FAQs About Selling Your House for Cash
How fast can I sell my house for cash?
Depends on the buyer, but 7 to 14 days from accepted offer to closing is standard. We’ve closed in as few as 7 days at House Buyers Cash. Financed deals average 43 days nationally, so you’re shaving off a month minimum. Whether speed matters to you depends entirely on your situation.
Will I get a fair price if I sell my house for cash?
That word “fair” does a lot of heavy lifting. UC San Diego researchers found cash buyers paid about 10% less than financed buyers on comparable homes. But that’s apples to oranges when your property can’t qualify for a mortgage in the first place.

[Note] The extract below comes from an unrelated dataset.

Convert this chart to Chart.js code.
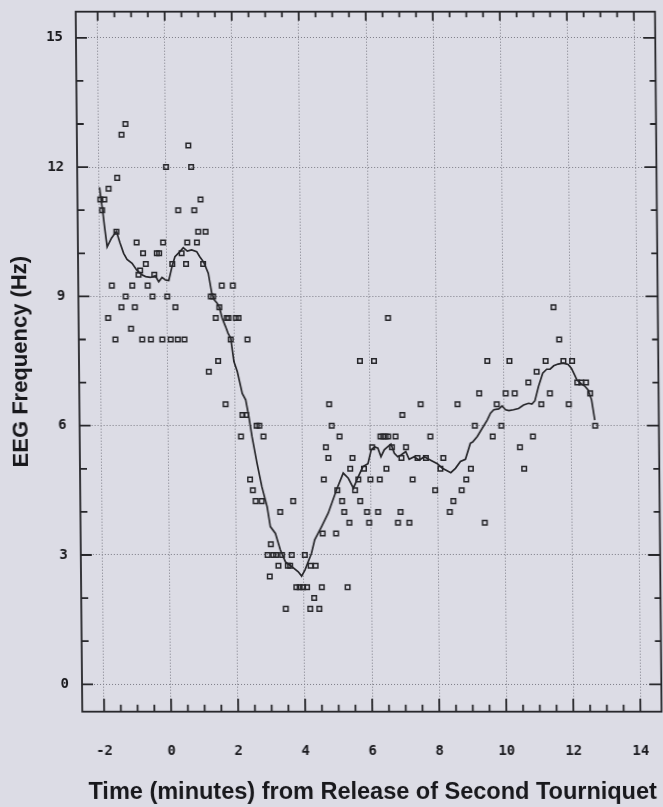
<!DOCTYPE html>
<html><head><meta charset="utf-8">
<script src="https://cdn.jsdelivr.net/npm/chart.js@4.4.0/dist/chart.umd.min.js"></script>
<style>
html,body{margin:0;padding:0;background:#dcdce5;overflow:hidden;width:663px;height:807px}
canvas{display:block;transform:skewX(0.54deg);transform-origin:0 362px}
</style></head><body>
<canvas id="c" width="663" height="807"></canvas>
<script>
// scatter observations (minutes, Hz)
const pointX = [-1.20,-1.32,0.67,0.0,0.75,-1.46,-1.72,-1.97,-1.85,-1.92,1.02,0.35,0.83,0.94,1.16,-1.50,-0.90,-0.11,0.61,0.90,
 -0.71,-0.30,-0.23,0.44,-0.63,0.57,1.08,0.16,-0.80,-0.85,-0.38,-1.65,-1.04,-0.58,1.63,1.96,-1.24,-0.44,0.0,1.30,
 1.37,-1.37,-0.97,0.24,1.55,-1.77,1.44,1.77,1.82,2.04,2.12,-1.09,-1.56,-0.76,-0.50,-0.16,0.09,0.30,0.50,1.88,
 2.38,1.50,1.22,1.71,2.21,2.32,2.63,2.71,2.16,2.83,2.42,2.50,2.58,2.76,3.70,3.31,3.02,2.92,3.09,3.17,
 3.35,3.64,4.03,3.24,3.52,3.59,4.20,4.35,2.98,3.77,3.87,3.97,4.09,4.53,5.30,4.30,3.45,4.18,4.45,
 4.57,4.97,4.62,4.69,4.76,4.80,4.87,5.10,5.48,5.41,5.02,5.16,5.22,5.37,6.58,5.73,6.15,9.53,7.53,8.63,
 9.80,9.28,6.98,9.14,6.32,6.40,6.47,6.55,6.77,7.81,9.67,6.07,6.66,7.08,6.94,7.42,7.67,8.19,5.82,6.49,
 8.10,9.01,5.65,6.01,6.29,7.27,8.87,5.55,7.94,8.73,5.70,8.48,5.90,6.23,6.90,8.37,5.96,6.82,7.16,9.41,
 11.52,11.68,10.19,11.27,11.80,12.06,11.0,10.75,12.21,12.33,12.47,10.07,10.34,11.39,12.59,11.13,11.95,9.93,12.73,10.87,
 10.48,10.60];
const pointY = [13.0,12.75,12.5,12.0,12.0,11.75,11.5,11.25,11.25,11.0,11.25,11.0,11.0,10.5,10.5,10.5,10.25,10.25,10.25,10.25,
 10.0,10.0,10.0,10.0,9.75,9.75,9.75,9.75,9.6,9.5,9.5,9.25,9.25,9.25,9.25,9.25,9.0,9.0,9.0,9.0,
 9.0,8.75,8.75,8.75,8.75,8.5,8.5,8.5,8.5,8.5,8.5,8.25,8.0,8.0,8.0,8.0,8.0,8.0,8.0,8.0,
 8.0,7.5,7.25,6.5,6.25,6.25,6.0,6.0,5.75,5.75,4.75,4.5,4.25,4.25,4.25,4.0,3.25,3.0,3.0,3.0,
 3.0,3.0,3.0,2.75,2.75,2.75,2.75,2.75,2.5,2.25,2.25,2.25,2.25,2.25,2.25,2.0,1.75,1.75,1.75,
 3.5,3.5,4.75,5.5,5.25,6.5,6.0,5.75,5.25,5.0,4.5,4.25,4.0,3.75,8.5,7.5,7.5,7.5,6.5,6.5,
 6.5,6.75,6.25,6.0,5.75,5.75,5.75,5.75,5.75,5.75,5.75,5.5,5.5,5.5,5.25,5.25,5.25,5.25,5.0,5.0,
 5.0,5.0,4.75,4.75,4.75,4.75,4.75,4.5,4.5,4.5,4.25,4.25,4.0,4.0,4.0,4.0,3.75,3.75,3.75,3.75,
 8.75,8.0,7.5,7.5,7.5,7.5,7.25,7.0,7.0,7.0,7.0,6.75,6.75,6.75,6.75,6.5,6.5,6.0,6.0,5.75,
 5.5,5.0];
// smoothed curve
const lineX = [-1.99,-1.95,-1.91,-1.85,-1.78,-1.65,-1.50,-1.40,-1.29,-1.19,-1.04,-0.90,-0.75,-0.64,-0.50,-0.35,-0.25,-0.15,-0.05,0.05,
 0.15,0.24,0.39,0.49,0.61,0.74,0.89,0.98,1.10,1.23,1.33,1.40,1.48,1.55,1.63,1.73,1.80,1.88,1.97,2.07,
 2.21,2.31,2.40,2.49,2.63,2.77,2.92,3.01,3.16,3.30,3.45,3.64,3.83,3.93,4.03,4.23,4.33,4.54,4.74,5.00,
 5.20,5.35,5.50,5.65,5.79,5.94,6.04,6.14,6.24,6.33,6.43,6.53,6.63,6.73,6.83,6.93,7.07,7.17,7.32,7.47,
 7.62,7.81,8.01,8.16,8.41,8.55,8.70,8.85,9.00,9.07,9.21,9.36,9.51,9.61,9.71,9.86,9.96,10.06,10.16,10.30,
 10.45,10.60,10.75,10.85,10.94,11.05,11.18,11.30,11.40,11.51,11.64,11.79,11.94,12.04,12.13,12.20,12.33,12.43,12.53,12.63,
 12.72];
const lineY = [11.53,11.25,11.03,10.6,10.15,10.35,10.51,10.25,10.0,9.86,9.77,9.61,9.50,9.46,9.44,9.48,9.34,9.44,9.38,9.37,
 9.69,9.92,10.04,10.13,10.05,10.08,10.04,9.92,9.79,9.54,9.07,8.92,8.85,8.75,8.5,8.30,8.15,8.03,7.49,7.25,
 6.75,6.60,6.21,5.74,5.13,4.58,4.12,3.66,3.50,3.12,2.84,2.73,2.61,2.51,2.65,3.04,3.35,3.66,3.97,4.52,
 4.90,4.78,4.55,4.82,5.05,5.12,5.44,5.51,5.48,5.28,5.44,5.51,5.57,5.36,5.28,5.32,5.40,5.22,5.28,5.20,
 5.28,5.20,5.12,5.01,4.91,5.01,5.17,5.22,5.59,5.62,5.75,5.94,6.13,6.29,6.37,6.39,6.46,6.37,6.35,6.37,
 6.40,6.48,6.52,6.50,6.58,6.91,7.22,7.31,7.31,7.39,7.43,7.45,7.42,7.33,7.18,7.06,6.97,6.92,6.83,6.60,
 6.13];
const xTicks = [-2,0,2,4,6,8,10,12,14];
const yTicks = [0,3,6,9,12,15];
const xTitle = 'Time (minutes) from Release of Second Tourniquet';
const yTitle = 'EEG Frequency (Hz)';

const INK = '#26262a';
const tickFont = {family:'"DejaVu Sans Mono", monospace', size:14, weight:'bold'};

const framePlugin = {
  id:'frame',
  afterDatasetsDraw(chart){
    const {ctx, chartArea:a, scales:{x, y}} = chart;
    ctx.save();
    ctx.strokeStyle = INK; ctx.lineWidth = 1.8; ctx.lineCap='butt';
    ctx.strokeRect(a.left, a.top, a.right - a.left, a.bottom - a.top);
    ctx.beginPath();
    for (let i = 0; i < xTicks.length; i++) {
      for (let k = 0; k < 4; k++) {
        const v = xTicks[i] + k * 0.5;
        if (v > xTicks[xTicks.length-1]) break;
        const px = x.getPixelForValue(v);
        const major = k === 0;
        ctx.moveTo(px, a.bottom); ctx.lineTo(px, a.bottom - (major ? 13 : 7));
        ctx.moveTo(px, a.top); ctx.lineTo(px, a.top + (major ? 9 : 5.5));
      }
    }
    for (let i = 0; i < yTicks.length; i++) {
      for (let k = 0; k < 3; k++) {
        const v = yTicks[i] + k;
        if (v > yTicks[yTicks.length-1]) break;
        const py = y.getPixelForValue(v);
        const major = k === 0;
        ctx.moveTo(a.left, py); ctx.lineTo(a.left + (major ? 11 : 7), py);
        ctx.moveTo(a.right, py); ctx.lineTo(a.right - (major ? 12 : 6), py);
      }
    }
    ctx.stroke();
    ctx.restore();
  }
};

new Chart(document.getElementById('c'), {
  type:'scatter',
  data:{
    datasets:[
      {
        label:'EEG frequency',
        data: pointX.map((v,i)=>({x:v, y:pointY[i]})),
        pointStyle:'rect', pointRadius:3.2, pointBorderWidth:1.5,
        borderColor:INK, backgroundColor:'rgba(0,0,0,0)', pointHoverRadius:3.2,
        order:1
      },
      {
        label:'Smoothed',
        data: lineX.map((v,i)=>({x:v, y:lineY[i]})),
        showLine:true, pointRadius:0, borderColor:INK, borderWidth:1.7, tension:0,
        order:2
      }
    ]
  },
  options:{
    responsive:false, animation:false, devicePixelRatio:1,
    layout:{padding:{top:11.7, right:0.7, left:0, bottom:0}},
    plugins:{legend:{display:false}, tooltip:{enabled:false}},
    scales:{
      x:{
        type:'linear', min:-2.652, max:14.631,
        afterBuildTicks(s){ s.ticks = xTicks.map(v=>({value:v})); },
        afterFit(s){ s.height = 95.3; s.paddingLeft = 0; s.paddingRight = 0; },
        ticks:{font:tickFont, color:'#1a1a1e', padding:31, maxRotation:0, autoSkip:false},
        grid:{color:'#7c7c86', lineWidth:1, drawTicks:false},
        border:{display:false, dash:[1,2]},
        title:{display:true, text:xTitle, color:'#18181c', padding:{top:0,bottom:0},
          font:{family:'"Liberation Sans", Arial, sans-serif', size:23.5, weight:'bold'}}
      },
      y:{
        type:'linear', min:-0.636, max:15.606,
        afterBuildTicks(s){ s.ticks = yTicks.map(v=>({value:v})); },
        afterFit(s){ s.width = 79; s.paddingTop = 0; s.paddingBottom = 0; },
        ticks:{font:tickFont, color:'#1a1a1e', padding:13},
        grid:{color:'#7c7c86', lineWidth:1, drawTicks:false},
        border:{display:false, dash:[1,2]},
        title:{display:true, text:yTitle, color:'#18181c', padding:{top:8,bottom:0},
          font:{family:'"Liberation Sans", Arial, sans-serif', size:22, weight:'bold'}}
      }
    }
  },
  plugins:[framePlugin]
});
</script>
</body></html>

Stack up the commissions, repairs, staging, and carrying costs of a traditional sale and the net-to-seller difference tightens. Sometimes flips entirely. Run the numbers both ways before deciding.
Do I need to make repairs before a cash sale?
No. That’s one of the biggest reasons people sell to cash buyers. Companies like House Buyers Cash buy properties in any condition. Roof damage, outdated systems, foundation problems, cosmetic issues. None of it matters to us. We handle all repairs after closing.
Are “we buy houses” companies legitimate?
Some are. Some aren’t. The industry has legitimate operators and it has scammers. Look for proof of funds, a track record of closed deals, positive reviews, and willingness to use a licensed title company. We’ve written a full guide on how to tell if cash home buyers are legit.
Do I pay closing costs in a cash sale?
Not with us, and not with most reputable direct buyers. We cover them. Compare that to a traditional path where you’re paying 1 to 3% in title and closing fees on top of 5 to 6% in agent commissions. For a $300,000 sale, that’s $18,000 to $27,000 staying in your account instead of getting sliced up between agents and title companies.
Can I sell my house for cash if I still have a mortgage?
Absolutely. Your existing loan gets paid from the proceeds at closing, same as any sale. The only catch? The offer needs to cover your remaining balance. If you’re underwater (owing more than it’s worth), you’re in short sale territory. That’s a whole different conversation involving your lender’s approval.